Sculptures are not common at Amherst College; the campus landscape is more Puritan New England than art museum. A statue of Noah Webster, one of Amherst College’s founders, was presented to the college in 1914 by Richard Billings of the Class of 1897. Originally installed in front of the old Stearns Chapel on the college grove, it now sits behind Frost Library. And a statue of preacher Henry Ward Beecher, an 1834 graduate of Amherst, stands below College Row, the buildings that first comprised the campus. The work of J.Q.A. Ward, the Beecher statue was installed in 1915 by the Class of ’14.

Generations of Amherst alumni remember taking classes with Robert Frost.

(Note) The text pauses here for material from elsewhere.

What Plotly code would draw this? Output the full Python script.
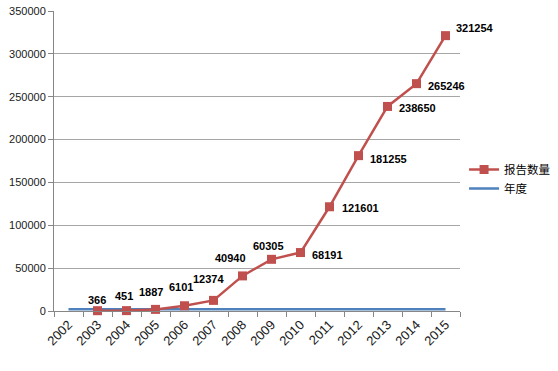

He first lectured at the college in 1916, and served on the faculty from 1917 to 1920, 1923 to 1925, 1926 to 1938, and 1949 to 1963. He received his first-ever honorary degree—an M.A.—from Amherst in 1918; the college awarded him an honorary Litt.D. degree in 1948. During his tenure at Amherst, Frost taught courses in topics including composition, American literature and English literature. He also held public readings, conducted informal classes and readings with students, and worked individually with students and faculty.

Founded in 1821 for “the education of indigent young men of piety and talents,” Amherst College is now widely regarded as the premier liberal arts college in the nation, enrolling a diverse group of approximately 1,600 young men and women. Well known for its academic excellence, Amherst is also consistently ranked among the very best schools in the country in terms of accessibility: The college’s financial aid packages are consistently the most generous in the U.S., and among its peer universities and colleges Amherst has the greatest economic diversity. Diversity, in its broadest sense, is fundamental to Amherst’s mission. The college enrolls students from every state and more than 40 countries, and for the past several years more than 35 percent of Amherst’s students have been students of color. Amherst offers the B.A. degree in 33 fields of study.